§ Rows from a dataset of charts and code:
══════════════════════════════
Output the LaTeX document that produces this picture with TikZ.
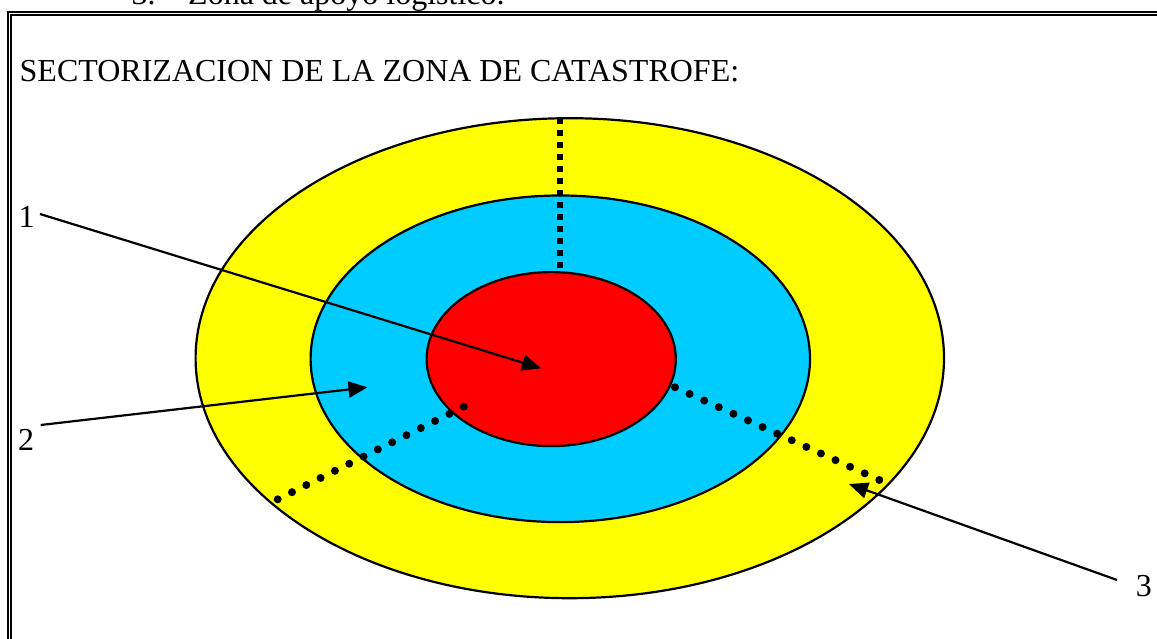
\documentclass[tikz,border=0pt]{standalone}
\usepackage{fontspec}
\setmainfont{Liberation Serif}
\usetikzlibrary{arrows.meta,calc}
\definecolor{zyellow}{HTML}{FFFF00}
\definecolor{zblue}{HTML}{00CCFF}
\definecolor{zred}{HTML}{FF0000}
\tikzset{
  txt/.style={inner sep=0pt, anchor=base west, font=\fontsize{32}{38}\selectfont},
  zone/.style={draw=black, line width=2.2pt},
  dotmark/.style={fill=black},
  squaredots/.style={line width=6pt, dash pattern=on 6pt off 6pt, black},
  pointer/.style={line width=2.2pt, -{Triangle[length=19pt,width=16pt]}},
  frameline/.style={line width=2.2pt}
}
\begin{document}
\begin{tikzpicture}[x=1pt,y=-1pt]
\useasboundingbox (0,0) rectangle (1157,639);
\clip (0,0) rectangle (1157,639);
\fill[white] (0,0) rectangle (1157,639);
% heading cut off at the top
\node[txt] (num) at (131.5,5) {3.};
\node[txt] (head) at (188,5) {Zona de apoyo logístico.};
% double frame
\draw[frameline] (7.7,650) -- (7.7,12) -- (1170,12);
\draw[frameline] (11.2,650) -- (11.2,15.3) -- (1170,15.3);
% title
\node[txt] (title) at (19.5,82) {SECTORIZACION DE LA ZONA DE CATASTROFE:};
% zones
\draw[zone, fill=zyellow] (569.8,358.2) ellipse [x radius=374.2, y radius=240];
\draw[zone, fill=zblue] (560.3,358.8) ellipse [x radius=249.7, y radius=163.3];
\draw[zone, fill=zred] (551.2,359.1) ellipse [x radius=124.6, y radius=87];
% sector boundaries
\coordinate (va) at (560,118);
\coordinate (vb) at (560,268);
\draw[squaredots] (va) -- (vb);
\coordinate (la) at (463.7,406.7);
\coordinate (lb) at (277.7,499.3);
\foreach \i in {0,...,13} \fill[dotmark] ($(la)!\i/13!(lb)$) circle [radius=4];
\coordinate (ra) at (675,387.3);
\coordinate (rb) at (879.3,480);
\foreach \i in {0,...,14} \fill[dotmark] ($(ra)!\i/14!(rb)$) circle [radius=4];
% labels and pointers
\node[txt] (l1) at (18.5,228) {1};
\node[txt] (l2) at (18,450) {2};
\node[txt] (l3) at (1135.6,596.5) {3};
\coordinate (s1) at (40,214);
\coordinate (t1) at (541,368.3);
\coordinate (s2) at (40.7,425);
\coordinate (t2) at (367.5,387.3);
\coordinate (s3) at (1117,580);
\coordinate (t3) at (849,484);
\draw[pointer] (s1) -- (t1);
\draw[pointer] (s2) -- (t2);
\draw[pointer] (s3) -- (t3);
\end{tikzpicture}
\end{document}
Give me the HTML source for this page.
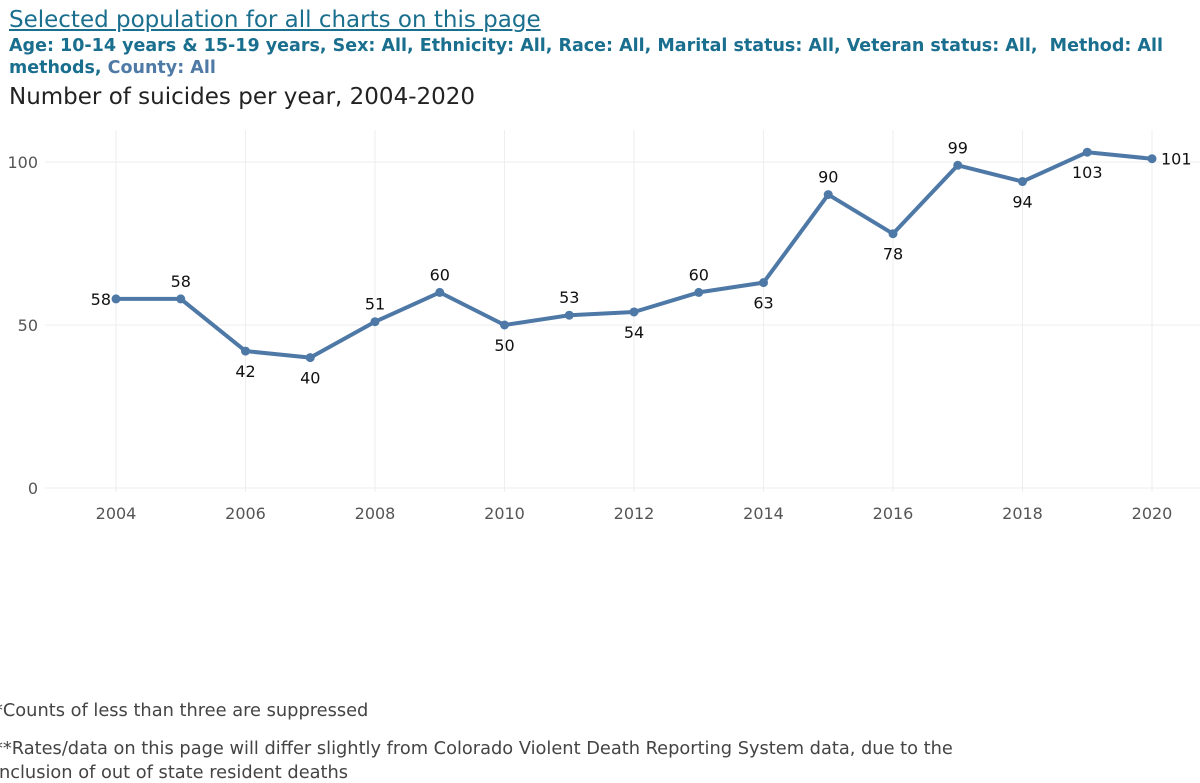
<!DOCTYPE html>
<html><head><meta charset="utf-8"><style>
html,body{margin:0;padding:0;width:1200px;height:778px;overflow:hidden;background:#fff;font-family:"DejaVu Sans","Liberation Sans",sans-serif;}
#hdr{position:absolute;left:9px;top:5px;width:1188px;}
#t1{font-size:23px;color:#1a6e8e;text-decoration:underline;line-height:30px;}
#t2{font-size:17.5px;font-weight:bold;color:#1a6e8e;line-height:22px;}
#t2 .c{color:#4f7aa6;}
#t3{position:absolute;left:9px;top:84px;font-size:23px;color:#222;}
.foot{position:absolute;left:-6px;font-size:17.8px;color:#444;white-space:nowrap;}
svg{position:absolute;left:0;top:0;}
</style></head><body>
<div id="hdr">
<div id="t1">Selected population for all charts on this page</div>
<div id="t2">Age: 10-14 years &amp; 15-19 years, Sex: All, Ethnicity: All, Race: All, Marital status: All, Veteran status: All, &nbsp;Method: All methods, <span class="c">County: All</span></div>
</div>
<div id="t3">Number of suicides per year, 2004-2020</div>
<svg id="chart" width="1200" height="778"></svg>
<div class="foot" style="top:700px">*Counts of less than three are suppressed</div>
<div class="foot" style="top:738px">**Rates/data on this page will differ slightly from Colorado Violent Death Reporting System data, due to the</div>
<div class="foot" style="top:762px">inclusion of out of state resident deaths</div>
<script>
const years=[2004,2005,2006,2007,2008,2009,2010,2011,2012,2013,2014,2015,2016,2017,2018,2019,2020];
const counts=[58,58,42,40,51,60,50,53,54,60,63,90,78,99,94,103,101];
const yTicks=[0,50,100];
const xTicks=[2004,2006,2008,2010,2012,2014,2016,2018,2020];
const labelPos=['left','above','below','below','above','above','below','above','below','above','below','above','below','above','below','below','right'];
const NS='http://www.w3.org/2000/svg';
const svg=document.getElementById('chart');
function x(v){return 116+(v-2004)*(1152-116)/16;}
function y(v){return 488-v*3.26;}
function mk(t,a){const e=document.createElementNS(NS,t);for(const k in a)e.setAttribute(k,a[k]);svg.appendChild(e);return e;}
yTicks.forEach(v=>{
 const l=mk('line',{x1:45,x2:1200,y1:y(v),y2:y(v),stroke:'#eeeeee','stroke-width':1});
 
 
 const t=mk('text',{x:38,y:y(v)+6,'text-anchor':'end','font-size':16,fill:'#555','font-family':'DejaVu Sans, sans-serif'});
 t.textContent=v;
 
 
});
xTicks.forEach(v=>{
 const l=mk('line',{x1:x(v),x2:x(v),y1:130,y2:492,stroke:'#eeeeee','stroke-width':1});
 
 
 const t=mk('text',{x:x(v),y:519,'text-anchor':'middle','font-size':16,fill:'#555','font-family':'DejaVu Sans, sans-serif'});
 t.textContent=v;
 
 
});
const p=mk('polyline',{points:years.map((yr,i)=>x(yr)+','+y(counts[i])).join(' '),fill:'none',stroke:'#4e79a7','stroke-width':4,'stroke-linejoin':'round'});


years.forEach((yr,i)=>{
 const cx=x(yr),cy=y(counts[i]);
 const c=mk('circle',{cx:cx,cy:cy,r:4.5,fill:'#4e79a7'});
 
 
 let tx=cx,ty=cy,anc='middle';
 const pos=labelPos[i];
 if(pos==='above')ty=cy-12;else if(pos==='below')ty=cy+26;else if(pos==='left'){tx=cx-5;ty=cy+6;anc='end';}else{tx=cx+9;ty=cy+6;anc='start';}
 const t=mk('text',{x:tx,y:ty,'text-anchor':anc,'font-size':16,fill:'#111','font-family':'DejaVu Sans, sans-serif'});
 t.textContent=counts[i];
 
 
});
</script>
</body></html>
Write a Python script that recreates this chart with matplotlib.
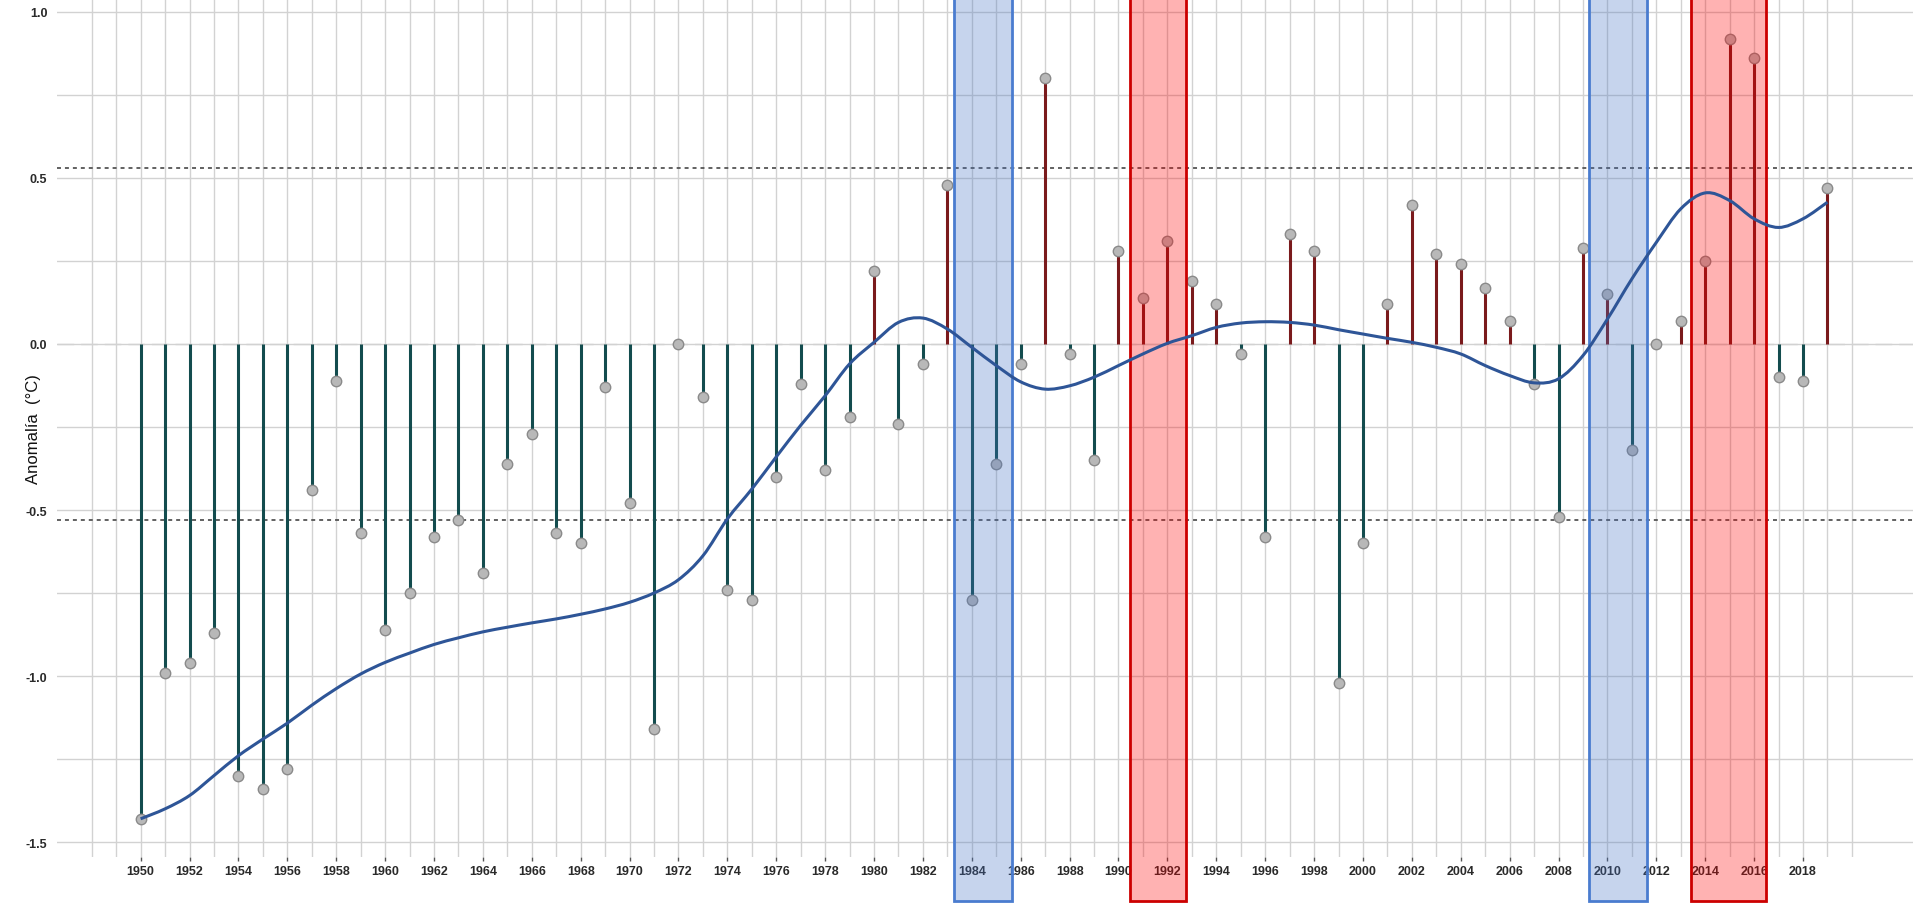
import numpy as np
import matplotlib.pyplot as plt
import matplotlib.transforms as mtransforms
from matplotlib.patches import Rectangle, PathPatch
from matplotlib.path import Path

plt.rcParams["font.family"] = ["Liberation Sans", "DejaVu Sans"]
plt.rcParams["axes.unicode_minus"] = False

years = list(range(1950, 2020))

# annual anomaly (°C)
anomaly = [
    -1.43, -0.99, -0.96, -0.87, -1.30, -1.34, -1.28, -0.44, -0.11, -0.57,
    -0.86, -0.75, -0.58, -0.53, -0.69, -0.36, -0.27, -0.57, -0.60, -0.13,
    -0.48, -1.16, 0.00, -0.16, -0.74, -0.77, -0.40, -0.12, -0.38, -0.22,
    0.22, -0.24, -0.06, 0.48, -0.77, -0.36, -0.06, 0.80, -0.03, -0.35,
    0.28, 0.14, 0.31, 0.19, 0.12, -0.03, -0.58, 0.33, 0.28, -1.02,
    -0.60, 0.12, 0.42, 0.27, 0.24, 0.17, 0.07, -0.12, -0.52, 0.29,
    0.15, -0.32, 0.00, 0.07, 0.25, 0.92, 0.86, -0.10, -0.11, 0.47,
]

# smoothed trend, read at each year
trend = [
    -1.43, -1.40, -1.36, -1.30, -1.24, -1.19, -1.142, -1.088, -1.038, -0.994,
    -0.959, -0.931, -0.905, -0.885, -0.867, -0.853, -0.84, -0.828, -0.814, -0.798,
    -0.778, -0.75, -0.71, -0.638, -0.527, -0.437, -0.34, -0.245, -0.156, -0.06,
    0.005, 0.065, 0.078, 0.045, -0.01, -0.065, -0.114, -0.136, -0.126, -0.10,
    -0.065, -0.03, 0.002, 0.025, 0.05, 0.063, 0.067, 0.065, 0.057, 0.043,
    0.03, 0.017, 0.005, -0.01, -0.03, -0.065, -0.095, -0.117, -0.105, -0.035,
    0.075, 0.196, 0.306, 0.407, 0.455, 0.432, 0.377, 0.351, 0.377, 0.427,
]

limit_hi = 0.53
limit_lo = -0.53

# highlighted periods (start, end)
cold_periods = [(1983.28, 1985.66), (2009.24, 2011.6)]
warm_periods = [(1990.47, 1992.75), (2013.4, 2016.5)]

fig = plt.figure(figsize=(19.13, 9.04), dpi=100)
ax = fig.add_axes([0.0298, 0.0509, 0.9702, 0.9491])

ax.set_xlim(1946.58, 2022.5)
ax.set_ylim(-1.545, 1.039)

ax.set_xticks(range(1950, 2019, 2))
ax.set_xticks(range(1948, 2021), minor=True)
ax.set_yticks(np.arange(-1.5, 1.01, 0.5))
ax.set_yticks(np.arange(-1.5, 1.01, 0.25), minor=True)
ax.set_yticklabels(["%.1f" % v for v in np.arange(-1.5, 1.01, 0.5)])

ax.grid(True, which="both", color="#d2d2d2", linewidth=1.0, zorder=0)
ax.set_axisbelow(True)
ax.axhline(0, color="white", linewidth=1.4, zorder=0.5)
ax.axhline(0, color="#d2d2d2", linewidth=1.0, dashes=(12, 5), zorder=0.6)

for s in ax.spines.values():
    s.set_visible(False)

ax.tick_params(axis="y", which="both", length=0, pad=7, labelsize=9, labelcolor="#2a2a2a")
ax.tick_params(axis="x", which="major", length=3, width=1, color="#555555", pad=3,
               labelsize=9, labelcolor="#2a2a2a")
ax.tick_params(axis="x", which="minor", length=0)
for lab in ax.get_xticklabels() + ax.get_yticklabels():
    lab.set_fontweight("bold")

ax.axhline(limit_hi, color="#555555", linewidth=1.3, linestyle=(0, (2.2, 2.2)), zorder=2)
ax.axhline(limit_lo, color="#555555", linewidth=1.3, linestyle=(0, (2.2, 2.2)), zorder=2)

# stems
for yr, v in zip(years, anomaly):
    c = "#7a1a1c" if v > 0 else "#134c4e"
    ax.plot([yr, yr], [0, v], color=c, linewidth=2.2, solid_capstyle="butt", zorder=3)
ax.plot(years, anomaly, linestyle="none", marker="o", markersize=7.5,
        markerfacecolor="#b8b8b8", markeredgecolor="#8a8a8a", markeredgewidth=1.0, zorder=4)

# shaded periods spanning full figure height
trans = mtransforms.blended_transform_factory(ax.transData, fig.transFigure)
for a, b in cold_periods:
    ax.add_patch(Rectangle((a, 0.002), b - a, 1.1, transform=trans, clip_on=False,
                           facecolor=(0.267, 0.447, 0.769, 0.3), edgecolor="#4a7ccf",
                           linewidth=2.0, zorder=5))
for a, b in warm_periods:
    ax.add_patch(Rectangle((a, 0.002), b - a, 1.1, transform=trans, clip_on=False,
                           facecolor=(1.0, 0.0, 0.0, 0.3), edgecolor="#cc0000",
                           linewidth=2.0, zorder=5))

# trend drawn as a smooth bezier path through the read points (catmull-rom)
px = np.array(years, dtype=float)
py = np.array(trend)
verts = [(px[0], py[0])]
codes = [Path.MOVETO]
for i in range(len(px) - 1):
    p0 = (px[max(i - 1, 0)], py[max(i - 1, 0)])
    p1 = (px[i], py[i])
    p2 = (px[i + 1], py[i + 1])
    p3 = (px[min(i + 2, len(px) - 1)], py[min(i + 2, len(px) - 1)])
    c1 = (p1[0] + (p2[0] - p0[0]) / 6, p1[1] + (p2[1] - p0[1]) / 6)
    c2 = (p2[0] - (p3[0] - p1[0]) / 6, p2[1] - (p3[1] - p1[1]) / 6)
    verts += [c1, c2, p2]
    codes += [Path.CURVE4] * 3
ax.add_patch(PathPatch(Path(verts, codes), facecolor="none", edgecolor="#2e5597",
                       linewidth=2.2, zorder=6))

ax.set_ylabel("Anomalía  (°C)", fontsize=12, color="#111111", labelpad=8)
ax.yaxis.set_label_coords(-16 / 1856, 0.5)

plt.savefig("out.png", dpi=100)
══════════════════════════════
§ What is expected: Looking above, find the stretch of lines that opens with the one holding "Write a Python" and closes with the one holding "years = list(range(1950, 2020))". Copy it exactly, pictures excluded.

§ In response:
Write a Python script that recreates this chart with matplotlib.
import numpy as np
import matplotlib.pyplot as plt
import matplotlib.transforms as mtransforms
from matplotlib.patches import Rectangle, PathPatch
from matplotlib.path import Path

plt.rcParams["font.family"] = ["Liberation Sans", "DejaVu Sans"]
plt.rcParams["axes.unicode_minus"] = False

years = list(range(1950, 2020))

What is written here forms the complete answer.